- Exercise goal
Would you print the records below from the first line through the line containing "ax = fig.add_axes([0.2116, 0.1326, 0.7884, 0.8169])", skipping the pictures?

- Stored data entries

— START —

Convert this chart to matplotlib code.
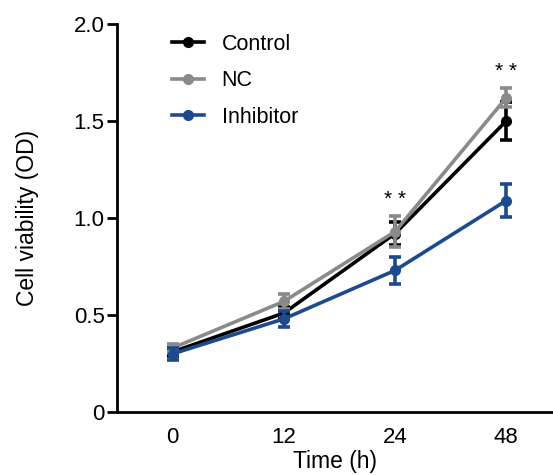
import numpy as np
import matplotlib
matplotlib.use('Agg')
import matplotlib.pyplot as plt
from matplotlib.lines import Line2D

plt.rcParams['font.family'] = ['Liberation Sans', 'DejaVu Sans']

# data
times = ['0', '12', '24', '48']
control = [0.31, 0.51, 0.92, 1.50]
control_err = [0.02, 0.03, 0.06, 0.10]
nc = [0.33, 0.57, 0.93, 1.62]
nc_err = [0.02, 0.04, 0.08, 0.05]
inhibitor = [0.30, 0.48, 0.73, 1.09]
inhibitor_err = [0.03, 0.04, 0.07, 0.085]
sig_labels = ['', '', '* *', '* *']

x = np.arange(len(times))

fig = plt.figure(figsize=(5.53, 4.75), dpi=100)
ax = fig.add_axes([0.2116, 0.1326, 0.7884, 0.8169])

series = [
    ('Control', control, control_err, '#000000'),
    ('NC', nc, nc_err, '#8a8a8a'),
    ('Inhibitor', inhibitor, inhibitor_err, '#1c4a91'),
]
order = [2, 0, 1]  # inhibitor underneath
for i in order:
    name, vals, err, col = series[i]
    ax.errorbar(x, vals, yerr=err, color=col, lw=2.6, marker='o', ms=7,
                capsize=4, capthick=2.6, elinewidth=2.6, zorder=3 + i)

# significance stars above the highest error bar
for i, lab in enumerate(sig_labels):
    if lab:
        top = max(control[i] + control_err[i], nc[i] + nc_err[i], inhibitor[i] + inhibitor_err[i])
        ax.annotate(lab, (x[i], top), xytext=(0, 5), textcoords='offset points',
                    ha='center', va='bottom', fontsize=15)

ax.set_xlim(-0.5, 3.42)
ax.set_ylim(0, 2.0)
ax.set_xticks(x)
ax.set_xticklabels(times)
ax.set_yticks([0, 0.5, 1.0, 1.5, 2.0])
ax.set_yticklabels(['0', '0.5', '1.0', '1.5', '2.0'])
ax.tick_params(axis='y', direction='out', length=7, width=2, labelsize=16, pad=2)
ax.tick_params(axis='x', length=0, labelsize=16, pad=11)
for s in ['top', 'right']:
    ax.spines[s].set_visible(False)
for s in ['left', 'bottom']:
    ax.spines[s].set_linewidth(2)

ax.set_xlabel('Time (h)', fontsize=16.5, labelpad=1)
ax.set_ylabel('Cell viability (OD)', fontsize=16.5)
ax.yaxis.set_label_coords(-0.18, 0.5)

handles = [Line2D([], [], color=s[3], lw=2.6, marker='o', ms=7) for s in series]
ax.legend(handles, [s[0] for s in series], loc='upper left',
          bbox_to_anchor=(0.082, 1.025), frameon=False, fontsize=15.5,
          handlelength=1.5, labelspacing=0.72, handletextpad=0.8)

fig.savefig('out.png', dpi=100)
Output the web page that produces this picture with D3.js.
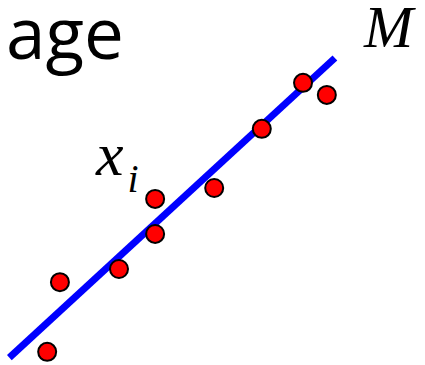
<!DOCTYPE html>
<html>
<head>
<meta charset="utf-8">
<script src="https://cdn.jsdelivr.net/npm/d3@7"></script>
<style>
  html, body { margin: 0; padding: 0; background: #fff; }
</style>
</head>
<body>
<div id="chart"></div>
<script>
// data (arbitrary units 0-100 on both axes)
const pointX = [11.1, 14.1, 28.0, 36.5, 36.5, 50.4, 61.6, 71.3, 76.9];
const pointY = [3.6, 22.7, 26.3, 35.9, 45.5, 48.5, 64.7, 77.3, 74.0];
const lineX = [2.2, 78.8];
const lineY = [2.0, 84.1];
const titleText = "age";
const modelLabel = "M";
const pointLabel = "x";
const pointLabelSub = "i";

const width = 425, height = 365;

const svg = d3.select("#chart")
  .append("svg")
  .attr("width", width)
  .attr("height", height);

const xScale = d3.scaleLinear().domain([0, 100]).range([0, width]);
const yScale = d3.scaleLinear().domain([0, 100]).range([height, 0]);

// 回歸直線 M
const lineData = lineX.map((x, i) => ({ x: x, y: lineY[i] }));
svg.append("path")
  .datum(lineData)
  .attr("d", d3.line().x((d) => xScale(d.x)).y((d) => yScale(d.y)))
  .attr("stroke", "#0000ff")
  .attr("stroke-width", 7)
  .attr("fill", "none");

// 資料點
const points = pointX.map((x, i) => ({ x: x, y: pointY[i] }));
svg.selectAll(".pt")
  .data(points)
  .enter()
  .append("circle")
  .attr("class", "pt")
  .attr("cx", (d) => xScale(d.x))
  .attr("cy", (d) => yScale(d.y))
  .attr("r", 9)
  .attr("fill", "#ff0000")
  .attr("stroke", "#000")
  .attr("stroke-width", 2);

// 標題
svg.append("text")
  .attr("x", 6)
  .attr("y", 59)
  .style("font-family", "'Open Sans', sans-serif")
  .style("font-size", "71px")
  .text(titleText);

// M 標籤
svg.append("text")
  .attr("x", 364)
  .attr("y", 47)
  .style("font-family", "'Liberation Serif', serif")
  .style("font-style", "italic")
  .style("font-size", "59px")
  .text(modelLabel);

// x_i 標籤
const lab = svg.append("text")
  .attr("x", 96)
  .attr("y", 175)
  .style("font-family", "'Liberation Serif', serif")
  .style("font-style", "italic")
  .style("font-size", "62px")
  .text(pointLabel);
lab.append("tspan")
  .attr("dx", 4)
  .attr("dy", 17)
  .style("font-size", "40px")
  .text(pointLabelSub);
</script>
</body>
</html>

— END —

- Correct response
Convert this chart to matplotlib code.
import numpy as np
import matplotlib
matplotlib.use('Agg')
import matplotlib.pyplot as plt
from matplotlib.lines import Line2D

plt.rcParams['font.family'] = ['Liberation Sans', 'DejaVu Sans']

# data
times = ['0', '12', '24', '48']
control = [0.31, 0.51, 0.92, 1.50]
control_err = [0.02, 0.03, 0.06, 0.10]
nc = [0.33, 0.57, 0.93, 1.62]
nc_err = [0.02, 0.04, 0.08, 0.05]
inhibitor = [0.30, 0.48, 0.73, 1.09]
inhibitor_err = [0.03, 0.04, 0.07, 0.085]
sig_labels = ['', '', '* *', '* *']

x = np.arange(len(times))

fig = plt.figure(figsize=(5.53, 4.75), dpi=100)
ax = fig.add_axes([0.2116, 0.1326, 0.7884, 0.8169])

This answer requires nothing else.